▸ **MATERIAL FOR THIS TASK**
-------

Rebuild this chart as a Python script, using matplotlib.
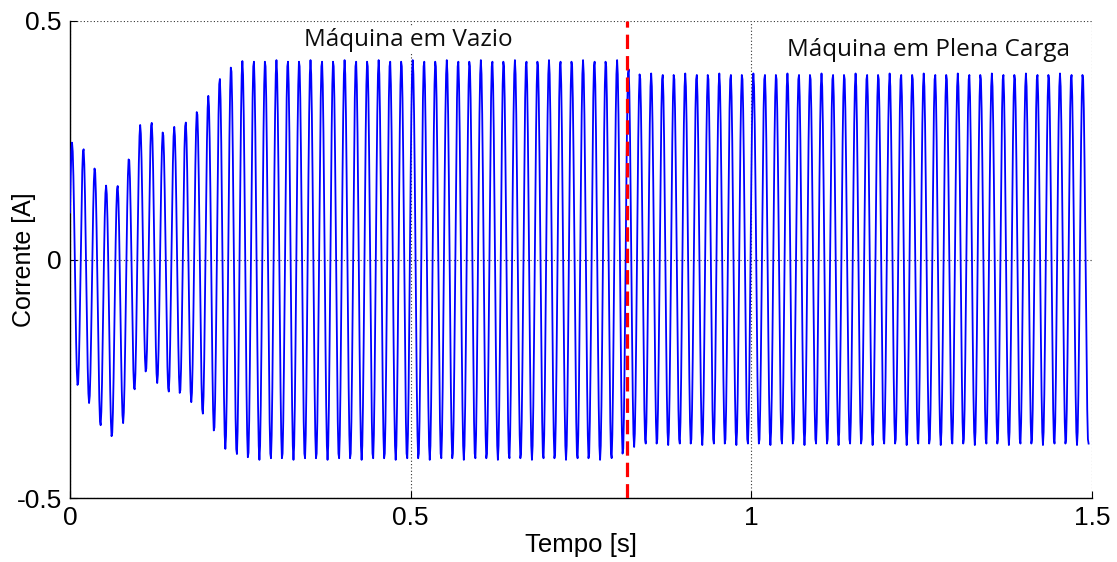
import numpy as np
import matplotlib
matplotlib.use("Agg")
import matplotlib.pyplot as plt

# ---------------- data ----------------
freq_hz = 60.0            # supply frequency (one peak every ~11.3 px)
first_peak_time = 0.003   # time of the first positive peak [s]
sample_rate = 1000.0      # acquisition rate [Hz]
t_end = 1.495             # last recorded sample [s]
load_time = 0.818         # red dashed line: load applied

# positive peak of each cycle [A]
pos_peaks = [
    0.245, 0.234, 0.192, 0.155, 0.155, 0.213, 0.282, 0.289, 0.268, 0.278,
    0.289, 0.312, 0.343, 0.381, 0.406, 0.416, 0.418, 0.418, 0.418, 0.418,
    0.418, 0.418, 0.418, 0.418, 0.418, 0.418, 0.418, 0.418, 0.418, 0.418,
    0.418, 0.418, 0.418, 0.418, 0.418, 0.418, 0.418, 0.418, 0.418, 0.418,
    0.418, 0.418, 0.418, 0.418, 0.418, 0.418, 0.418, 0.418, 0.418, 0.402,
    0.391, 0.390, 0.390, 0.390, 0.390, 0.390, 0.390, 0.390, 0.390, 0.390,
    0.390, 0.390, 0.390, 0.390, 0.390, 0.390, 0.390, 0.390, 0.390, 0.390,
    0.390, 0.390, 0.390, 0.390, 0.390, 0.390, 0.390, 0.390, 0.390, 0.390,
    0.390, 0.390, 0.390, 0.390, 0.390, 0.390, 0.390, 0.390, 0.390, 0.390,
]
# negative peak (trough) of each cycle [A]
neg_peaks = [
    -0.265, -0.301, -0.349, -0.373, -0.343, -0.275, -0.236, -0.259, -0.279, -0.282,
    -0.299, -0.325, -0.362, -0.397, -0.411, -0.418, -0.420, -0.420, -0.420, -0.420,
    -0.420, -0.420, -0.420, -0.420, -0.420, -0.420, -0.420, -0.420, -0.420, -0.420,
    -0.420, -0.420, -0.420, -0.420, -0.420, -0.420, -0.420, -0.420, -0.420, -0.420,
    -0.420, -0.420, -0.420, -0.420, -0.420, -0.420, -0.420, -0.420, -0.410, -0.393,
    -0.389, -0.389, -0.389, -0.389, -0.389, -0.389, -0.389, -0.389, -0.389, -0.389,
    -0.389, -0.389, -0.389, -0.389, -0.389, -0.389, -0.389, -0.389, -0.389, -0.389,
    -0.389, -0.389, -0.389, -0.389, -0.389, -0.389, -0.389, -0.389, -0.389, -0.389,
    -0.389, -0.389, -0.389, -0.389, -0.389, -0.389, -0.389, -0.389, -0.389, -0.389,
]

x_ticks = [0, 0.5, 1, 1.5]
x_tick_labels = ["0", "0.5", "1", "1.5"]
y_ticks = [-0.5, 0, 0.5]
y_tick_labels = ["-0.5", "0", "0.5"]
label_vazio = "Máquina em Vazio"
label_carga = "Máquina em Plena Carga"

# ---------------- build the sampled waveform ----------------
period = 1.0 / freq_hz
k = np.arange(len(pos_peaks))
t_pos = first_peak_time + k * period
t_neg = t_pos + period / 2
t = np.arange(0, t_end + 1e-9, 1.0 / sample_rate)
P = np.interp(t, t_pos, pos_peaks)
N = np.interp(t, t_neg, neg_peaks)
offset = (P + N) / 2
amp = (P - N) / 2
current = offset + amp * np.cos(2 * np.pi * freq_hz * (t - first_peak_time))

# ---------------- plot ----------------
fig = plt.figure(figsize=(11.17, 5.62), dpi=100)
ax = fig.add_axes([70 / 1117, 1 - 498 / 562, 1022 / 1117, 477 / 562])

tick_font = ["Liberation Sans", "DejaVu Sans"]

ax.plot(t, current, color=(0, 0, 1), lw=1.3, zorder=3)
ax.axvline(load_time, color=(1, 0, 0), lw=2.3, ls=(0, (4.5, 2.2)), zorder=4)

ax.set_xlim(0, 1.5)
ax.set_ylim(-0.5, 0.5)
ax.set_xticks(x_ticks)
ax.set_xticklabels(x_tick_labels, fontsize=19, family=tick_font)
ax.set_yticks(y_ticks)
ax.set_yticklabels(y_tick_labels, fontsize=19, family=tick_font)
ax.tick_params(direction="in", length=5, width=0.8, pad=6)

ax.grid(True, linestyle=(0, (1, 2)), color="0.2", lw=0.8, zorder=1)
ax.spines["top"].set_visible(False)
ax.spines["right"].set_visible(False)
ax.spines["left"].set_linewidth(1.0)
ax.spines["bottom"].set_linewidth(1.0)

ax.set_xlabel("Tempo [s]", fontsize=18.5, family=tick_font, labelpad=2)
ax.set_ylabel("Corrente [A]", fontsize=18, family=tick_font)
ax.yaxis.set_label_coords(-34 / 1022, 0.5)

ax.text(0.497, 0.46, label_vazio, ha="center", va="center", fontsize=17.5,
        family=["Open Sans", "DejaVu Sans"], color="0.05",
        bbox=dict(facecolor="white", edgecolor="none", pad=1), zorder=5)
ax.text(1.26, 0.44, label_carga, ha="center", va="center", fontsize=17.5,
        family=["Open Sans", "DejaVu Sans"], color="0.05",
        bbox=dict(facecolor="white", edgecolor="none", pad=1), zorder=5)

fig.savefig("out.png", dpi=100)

-------

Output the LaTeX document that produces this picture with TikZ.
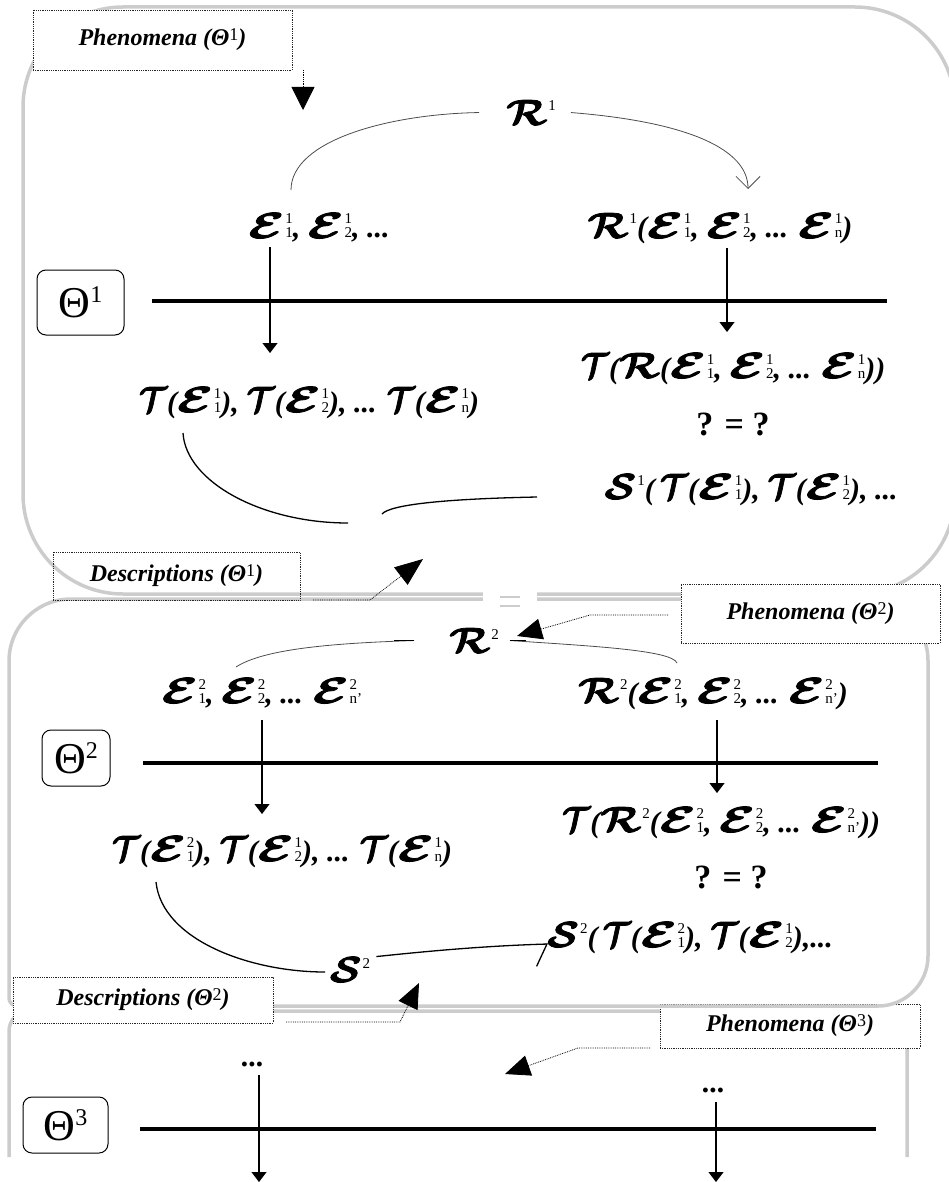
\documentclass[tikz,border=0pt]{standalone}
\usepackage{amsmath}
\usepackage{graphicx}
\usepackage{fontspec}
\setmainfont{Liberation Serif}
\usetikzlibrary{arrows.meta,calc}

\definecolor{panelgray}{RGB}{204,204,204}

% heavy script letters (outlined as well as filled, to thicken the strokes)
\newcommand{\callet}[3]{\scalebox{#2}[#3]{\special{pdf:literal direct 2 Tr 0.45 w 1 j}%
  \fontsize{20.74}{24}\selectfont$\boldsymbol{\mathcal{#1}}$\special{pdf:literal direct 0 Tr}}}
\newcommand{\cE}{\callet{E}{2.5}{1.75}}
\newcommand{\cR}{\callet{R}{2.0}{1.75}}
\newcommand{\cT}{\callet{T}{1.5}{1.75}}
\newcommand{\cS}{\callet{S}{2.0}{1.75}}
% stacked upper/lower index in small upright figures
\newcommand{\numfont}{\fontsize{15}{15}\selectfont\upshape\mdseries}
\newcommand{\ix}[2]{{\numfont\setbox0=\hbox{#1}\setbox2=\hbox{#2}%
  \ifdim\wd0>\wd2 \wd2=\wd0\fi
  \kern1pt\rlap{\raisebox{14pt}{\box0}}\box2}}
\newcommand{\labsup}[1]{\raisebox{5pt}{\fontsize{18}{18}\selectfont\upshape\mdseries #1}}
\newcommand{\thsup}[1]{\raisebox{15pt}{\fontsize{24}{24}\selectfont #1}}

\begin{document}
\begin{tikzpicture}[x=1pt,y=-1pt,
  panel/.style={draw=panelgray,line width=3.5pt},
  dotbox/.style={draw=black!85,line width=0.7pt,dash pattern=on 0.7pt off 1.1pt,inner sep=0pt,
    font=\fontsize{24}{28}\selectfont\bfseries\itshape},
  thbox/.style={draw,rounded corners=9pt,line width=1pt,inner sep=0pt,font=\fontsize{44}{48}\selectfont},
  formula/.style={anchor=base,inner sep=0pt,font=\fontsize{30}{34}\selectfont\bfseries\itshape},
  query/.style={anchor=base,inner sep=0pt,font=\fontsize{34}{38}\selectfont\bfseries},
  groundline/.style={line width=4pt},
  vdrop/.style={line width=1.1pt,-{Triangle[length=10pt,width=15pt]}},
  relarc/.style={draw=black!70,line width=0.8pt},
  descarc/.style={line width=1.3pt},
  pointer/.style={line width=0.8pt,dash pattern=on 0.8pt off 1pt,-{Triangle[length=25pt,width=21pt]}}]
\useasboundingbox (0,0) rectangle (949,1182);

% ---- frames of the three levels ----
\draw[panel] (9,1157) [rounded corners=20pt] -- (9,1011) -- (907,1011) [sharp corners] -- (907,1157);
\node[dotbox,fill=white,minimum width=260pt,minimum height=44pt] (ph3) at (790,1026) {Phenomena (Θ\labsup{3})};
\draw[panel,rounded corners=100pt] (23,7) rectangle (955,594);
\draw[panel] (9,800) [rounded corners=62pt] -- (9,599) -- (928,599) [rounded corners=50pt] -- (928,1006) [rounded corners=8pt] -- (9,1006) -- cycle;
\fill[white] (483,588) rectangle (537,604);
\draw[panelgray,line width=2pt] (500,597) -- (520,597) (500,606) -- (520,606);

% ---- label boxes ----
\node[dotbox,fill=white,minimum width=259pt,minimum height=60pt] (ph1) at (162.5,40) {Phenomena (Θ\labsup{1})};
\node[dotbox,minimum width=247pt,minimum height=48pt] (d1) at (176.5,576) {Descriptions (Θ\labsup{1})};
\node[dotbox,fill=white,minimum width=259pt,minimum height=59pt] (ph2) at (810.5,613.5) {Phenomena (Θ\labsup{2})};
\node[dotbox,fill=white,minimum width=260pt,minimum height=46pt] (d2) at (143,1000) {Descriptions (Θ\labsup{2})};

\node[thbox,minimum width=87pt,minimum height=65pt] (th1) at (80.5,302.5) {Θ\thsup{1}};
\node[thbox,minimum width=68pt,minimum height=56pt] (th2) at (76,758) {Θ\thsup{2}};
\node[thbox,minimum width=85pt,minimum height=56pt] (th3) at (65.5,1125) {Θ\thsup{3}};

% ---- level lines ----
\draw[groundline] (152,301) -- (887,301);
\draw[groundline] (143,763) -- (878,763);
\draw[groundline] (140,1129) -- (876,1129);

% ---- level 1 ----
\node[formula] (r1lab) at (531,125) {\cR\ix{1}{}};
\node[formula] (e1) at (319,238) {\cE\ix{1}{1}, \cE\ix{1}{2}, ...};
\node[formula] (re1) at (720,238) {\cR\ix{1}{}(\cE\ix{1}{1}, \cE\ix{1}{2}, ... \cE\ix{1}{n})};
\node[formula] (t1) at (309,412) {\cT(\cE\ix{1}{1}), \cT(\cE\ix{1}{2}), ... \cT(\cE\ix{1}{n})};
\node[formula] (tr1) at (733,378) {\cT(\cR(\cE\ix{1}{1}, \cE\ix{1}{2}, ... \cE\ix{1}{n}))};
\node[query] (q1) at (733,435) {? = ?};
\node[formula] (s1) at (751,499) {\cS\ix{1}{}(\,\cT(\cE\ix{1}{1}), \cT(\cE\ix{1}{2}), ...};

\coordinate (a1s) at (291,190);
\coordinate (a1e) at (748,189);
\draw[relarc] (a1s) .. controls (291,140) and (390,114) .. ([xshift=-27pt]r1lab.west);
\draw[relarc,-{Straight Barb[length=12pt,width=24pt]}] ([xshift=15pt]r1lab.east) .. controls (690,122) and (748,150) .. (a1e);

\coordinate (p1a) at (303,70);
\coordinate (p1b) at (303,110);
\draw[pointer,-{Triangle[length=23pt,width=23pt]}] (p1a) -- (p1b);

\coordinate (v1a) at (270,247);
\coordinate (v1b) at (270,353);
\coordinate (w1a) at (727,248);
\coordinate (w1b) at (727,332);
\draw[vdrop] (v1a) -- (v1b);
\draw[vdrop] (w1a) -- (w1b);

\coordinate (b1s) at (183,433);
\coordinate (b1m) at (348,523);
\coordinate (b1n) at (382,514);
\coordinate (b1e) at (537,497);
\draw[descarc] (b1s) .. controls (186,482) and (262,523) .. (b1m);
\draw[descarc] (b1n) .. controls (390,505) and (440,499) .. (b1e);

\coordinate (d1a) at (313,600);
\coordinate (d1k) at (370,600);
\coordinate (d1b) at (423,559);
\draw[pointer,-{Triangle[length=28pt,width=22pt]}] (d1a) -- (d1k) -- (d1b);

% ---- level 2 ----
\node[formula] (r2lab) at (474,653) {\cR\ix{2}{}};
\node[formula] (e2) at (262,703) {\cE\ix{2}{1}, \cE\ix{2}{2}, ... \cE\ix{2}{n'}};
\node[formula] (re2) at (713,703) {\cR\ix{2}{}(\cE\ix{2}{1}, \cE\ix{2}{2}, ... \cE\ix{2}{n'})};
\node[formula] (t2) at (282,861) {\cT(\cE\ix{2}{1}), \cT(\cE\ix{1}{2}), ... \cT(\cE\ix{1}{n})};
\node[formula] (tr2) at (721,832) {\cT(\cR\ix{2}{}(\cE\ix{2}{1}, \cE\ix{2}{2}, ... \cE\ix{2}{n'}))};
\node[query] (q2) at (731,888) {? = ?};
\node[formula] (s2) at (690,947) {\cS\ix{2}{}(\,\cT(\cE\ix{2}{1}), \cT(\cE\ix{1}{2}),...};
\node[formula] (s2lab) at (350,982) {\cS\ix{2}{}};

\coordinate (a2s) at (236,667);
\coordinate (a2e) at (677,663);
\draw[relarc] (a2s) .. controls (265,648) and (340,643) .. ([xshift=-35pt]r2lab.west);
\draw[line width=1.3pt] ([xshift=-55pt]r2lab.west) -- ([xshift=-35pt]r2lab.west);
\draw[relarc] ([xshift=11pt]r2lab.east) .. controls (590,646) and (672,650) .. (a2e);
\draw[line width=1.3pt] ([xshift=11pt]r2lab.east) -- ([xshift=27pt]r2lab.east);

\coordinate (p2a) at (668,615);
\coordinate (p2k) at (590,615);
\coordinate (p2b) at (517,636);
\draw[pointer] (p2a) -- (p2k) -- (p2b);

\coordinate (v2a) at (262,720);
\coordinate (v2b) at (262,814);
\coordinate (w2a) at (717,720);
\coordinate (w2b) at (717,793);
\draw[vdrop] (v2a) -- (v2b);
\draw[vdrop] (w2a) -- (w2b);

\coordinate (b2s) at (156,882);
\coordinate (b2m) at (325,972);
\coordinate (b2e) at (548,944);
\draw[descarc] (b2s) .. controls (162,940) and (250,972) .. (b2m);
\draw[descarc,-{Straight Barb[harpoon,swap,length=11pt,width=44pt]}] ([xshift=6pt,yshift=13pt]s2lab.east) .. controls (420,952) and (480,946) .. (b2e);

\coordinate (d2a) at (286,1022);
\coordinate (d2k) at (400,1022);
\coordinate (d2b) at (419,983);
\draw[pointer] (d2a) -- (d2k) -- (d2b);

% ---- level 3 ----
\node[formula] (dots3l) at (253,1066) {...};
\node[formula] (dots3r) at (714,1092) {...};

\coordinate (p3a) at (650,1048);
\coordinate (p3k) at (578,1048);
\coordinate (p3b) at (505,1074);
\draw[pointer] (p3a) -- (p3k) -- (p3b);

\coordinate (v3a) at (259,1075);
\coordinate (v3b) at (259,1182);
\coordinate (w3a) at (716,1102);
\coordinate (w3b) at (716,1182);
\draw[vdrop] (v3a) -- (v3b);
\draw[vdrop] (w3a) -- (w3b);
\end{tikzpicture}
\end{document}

-------

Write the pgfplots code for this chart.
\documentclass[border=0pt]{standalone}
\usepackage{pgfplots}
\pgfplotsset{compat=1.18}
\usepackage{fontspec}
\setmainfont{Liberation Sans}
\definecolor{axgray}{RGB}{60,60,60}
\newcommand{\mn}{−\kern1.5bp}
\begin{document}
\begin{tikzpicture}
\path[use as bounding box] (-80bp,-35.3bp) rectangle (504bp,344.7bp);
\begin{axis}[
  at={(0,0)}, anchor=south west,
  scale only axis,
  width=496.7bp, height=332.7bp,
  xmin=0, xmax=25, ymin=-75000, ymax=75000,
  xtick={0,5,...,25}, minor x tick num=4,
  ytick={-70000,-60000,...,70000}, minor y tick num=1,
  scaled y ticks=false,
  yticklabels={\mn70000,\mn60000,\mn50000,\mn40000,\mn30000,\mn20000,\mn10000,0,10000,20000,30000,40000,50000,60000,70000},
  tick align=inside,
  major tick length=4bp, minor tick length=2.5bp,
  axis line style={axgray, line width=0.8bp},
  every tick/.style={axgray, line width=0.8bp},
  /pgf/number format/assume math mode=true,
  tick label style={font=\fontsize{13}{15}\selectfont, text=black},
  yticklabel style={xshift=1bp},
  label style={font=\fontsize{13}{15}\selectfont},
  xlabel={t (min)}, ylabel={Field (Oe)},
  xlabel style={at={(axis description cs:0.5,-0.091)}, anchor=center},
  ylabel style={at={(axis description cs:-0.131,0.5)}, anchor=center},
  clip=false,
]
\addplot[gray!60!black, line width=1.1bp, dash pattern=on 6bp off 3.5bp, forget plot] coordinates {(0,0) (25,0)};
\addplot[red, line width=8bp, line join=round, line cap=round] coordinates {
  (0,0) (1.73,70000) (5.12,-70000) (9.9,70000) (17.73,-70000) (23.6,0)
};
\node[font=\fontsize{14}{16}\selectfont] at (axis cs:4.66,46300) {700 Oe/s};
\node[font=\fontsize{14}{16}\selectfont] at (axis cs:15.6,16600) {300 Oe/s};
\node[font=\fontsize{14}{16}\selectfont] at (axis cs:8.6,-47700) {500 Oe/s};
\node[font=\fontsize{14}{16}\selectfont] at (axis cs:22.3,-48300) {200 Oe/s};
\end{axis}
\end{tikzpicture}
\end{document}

-------

▸ **TASK DETAILS**
Your first line is the one with "Rebuild this chart", and your last is the one with "import matplotlib.pyplot as plt". Copy those and every line between them exactly, without any pictures.

▸ **THE REPLY**
Rebuild this chart as a Python script, using matplotlib.
import numpy as np
import matplotlib
matplotlib.use("Agg")
import matplotlib.pyplot as plt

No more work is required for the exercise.